The concept goes back at least to the early 16th century, and probably much before Niccolò Machiavelli wrote in “The Prince” about plotting against someone who holds power.
“Never do an enemy a small injury,” he wrote. “The injury that is to be done to a man ought to be of such a kind that one does not stand in fear of revenge.”
A similar sentiment was expressed by Ralph Waldo Emerson in the 19th century, when he commented on a young essayist who criticized Plato in somewhat mild terms.
“Never strike a king,” Emerson said, “unless you are sure you shall kill him.”
Now, nobody is advocating actually doing in New York Assembly Speaker Sheldon Silver, but lately there have been those who have been calling for his political scalp, and with good reason.
Silver, who has been the powerful speaker of the New York state Assembly since 1994, has admitted approving the outlay of $103,000 in taxpayer money to female legislative aides who had allegedly been sexually harassed by since-resigned Bronx Assemblyman Vito Lopez.
The New York City Chapter of the National Organization for Women called Silver’s actions a “shameful cover-up and protection of a serial harasser.”
Several years ago, J. Michael Boxley was accused of raping two women while he was working for Silver. In 2006, the speaker got the Assembly to settle a lawsuit based on the accusations for half a million dollars in state money.
Clearly, it is time for Silver, a Democrat who represents the 65th Assembly District in Manhattan, to resign or be forced out.
Getting rid of the wily Silver won’t be easy. A coup was attempted in 2000 against what Brooklyn Assemblyman James Brennan called “a virtual dictatorship” … and failed miserably. Leading the insurrection was Michael Bragman.
After the revolt was crushed, Silver removed Bragman from his longtime position of assembly leader, including the extra $34,500 that went with it, along with other perquisites. Bragman resigned less than two years later. Fellow rebels Michael Luster and Ronald Tocci lost their committee chairmanships.

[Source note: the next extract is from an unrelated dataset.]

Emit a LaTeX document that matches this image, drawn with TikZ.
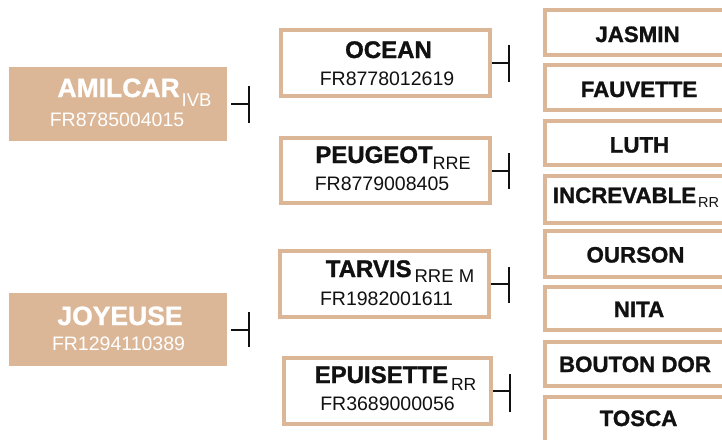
\documentclass[tikz,border=0pt]{standalone}
\usepackage{fontspec}
\setmainfont{Liberation Sans}[BoldFeatures={FakeBold=1.2}]
\definecolor{boxtan}{HTML}{DBB797}
\definecolor{ink}{HTML}{111111}
\newcommand\subtxt[3]{\raisebox{-#1pt}{\fontsize{#2}{#2}\selectfont\mdseries #3}}
\begin{document}
\begin{tikzpicture}[x=1pt,y=-1pt,
  leftbox/.style={fill=boxtan, draw=none, inner sep=0, minimum width=218pt, minimum height=74pt},
  midbox/.style={draw=boxtan, line width=4pt, fill=white, inner sep=0, minimum width=209pt, minimum height=66pt},
  rightbox/.style={draw=boxtan, line width=4pt, fill=white, inner sep=0, minimum width=184pt, minimum height=45pt},
  ltitle/.style={anchor=base, inner sep=0, text=white, font=\fontsize{26.5}{26.5}\selectfont\bfseries},
  lcode/.style={anchor=base, inner sep=0, text=white, font=\fontsize{19.5}{19.5}\selectfont},
  mtitle/.style={anchor=base, inner sep=0, text=ink, font=\fontsize{24}{24}\selectfont\bfseries},
  mcode/.style={anchor=base, inner sep=0, text=ink, font=\fontsize{19.5}{19.5}\selectfont},
  rtitle/.style={anchor=base, inner sep=0, text=ink, font=\fontsize{22.3}{22.3}\selectfont\bfseries},
  conn/.style={draw=ink, line width=2pt}
]
\useasboundingbox (0,0) rectangle (722,439);
\clip (0,0) rectangle (722,439);

% left boxes
\node[leftbox] (am) at (118,104) {};
\node[ltitle] (amT) at (134.5,97) {AMILCAR\hspace{2pt}\subtxt{9}{18.5}{IVB}};
\node[lcode] (amC) at (117,126) {FR8785004015};

\node[leftbox, minimum height=73pt] (jo) at (118,329.5) {};
\node[ltitle] (joT) at (120,325) {JOYEUSE};
\node[lcode] (joC) at (118.5,350) {FR1294110389};

% middle boxes
\node[midbox] (oc) at (385.5,63) {};
\node[mtitle] (ocT) at (388.5,58) {OCEAN};
\node[mcode] (ocC) at (387,85) {FR8778012619};

\node[midbox, minimum height=65pt] (pe) at (385.5,170.5) {};
\node[mtitle] (peT) at (393,163) {PEUGEOT\subtxt{6}{18}{RRE}};
\node[mcode] (peC) at (382,190) {FR8779008405};

\node[midbox] (ta) at (384.5,284) {};
\node[mtitle] (taT) at (400,277) {TARVIS\hspace{3pt}\subtxt{5}{18.5}{RRE M}};
\node[mcode] (taC) at (386.5,305) {FR1982001611};

\node[midbox, minimum width=207pt] (ep) at (387.5,391) {};
\node[mtitle] (epT) at (395.5,383) {EPUISETTE\hspace{3pt}\subtxt{7}{17.5}{RR}};
\node[mcode] (epC) at (387.5,410) {FR3689000056};

% right boxes
\node[rightbox] (r1) at (637,32.5) {};
\node[rtitle] (r1T) at (637.5,42) {JASMIN};
\node[rightbox] (r2) at (637,87.5) {};
\node[rtitle] (r2T) at (639,97) {FAUVETTE};
\node[rightbox, minimum height=44pt] (r3) at (637,143) {};
\node[rtitle] (r3T) at (639.5,152.5) {LUTH};
\node[rightbox, minimum height=47pt] (r4) at (637,199.5) {};
\node[rtitle] (r4T) at (636,203) {INCREVABLE\hspace{2pt}\subtxt{4.5}{14.5}{RR}};
\node[rightbox, minimum height=46pt] (r5) at (637,254) {};
\node[rtitle] (r5T) at (635.5,262.5) {OURSON};
\node[rightbox, minimum height=43pt] (r6) at (637,308.5) {};
\node[rtitle] (r6T) at (639,317) {NITA};
\node[rightbox, minimum height=44pt] (r7) at (637,364) {};
\node[rtitle] (r7T) at (635,372) {BOUTON DOR};
\node[rightbox, minimum height=45pt] (r8) at (637,419.5) {};
\node[rtitle] (r8T) at (638.5,426) {TOSCA};

% connectors
\coordinate (amU) at (249,86);  \coordinate (amD) at (249,123);
\coordinate (joU) at (249,312); \coordinate (joD) at (249,347);
\coordinate (ocU) at (509,45);  \coordinate (ocD) at (509,82);
\coordinate (peU) at (509,153); \coordinate (peD) at (509,189);
\coordinate (taU) at (509,267); \coordinate (taD) at (509,303);
\coordinate (epU) at (510,374); \coordinate (epD) at (510,412);

\draw[conn] ([xshift=4pt]am.east) -- (am.east -| amU);
\draw[conn] (amU) -- (amD);
\draw[conn] ([xshift=4pt]jo.east) -- (jo.east -| joU);
\draw[conn] (joU) -- (joD);
\draw[conn] (oc.east) -- (oc.east -| ocU);
\draw[conn] (ocU) -- (ocD);
\draw[conn] (pe.east) -- (pe.east -| peU);
\draw[conn] (peU) -- (peD);
\draw[conn] (ta.east) -- (ta.east -| taU);
\draw[conn] (taU) -- (taD);
\draw[conn] (ep.east) -- (ep.east -| epU);
\draw[conn] (epU) -- (epD);
\end{tikzpicture}
\end{document}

Curiously, our local assemblyman, Bill Magee of the 121st District, took part in the 2000 revolt against Silver, but was not punished. Asked last week by The Daily Star whether Silver should resign, we got this disappointing answer:
“He (Silver) has apologized for a mistake that he’s made,” Magee said, “and said it won’t happen again.”
That’s just pitiful. If saying “I’m sorry and I won’t do it again” is the standard for every heinous act, then we wouldn’t need prisons. What we do need now are some Assembly members with the courage to “strike a king” and get rid of Sheldon Silver.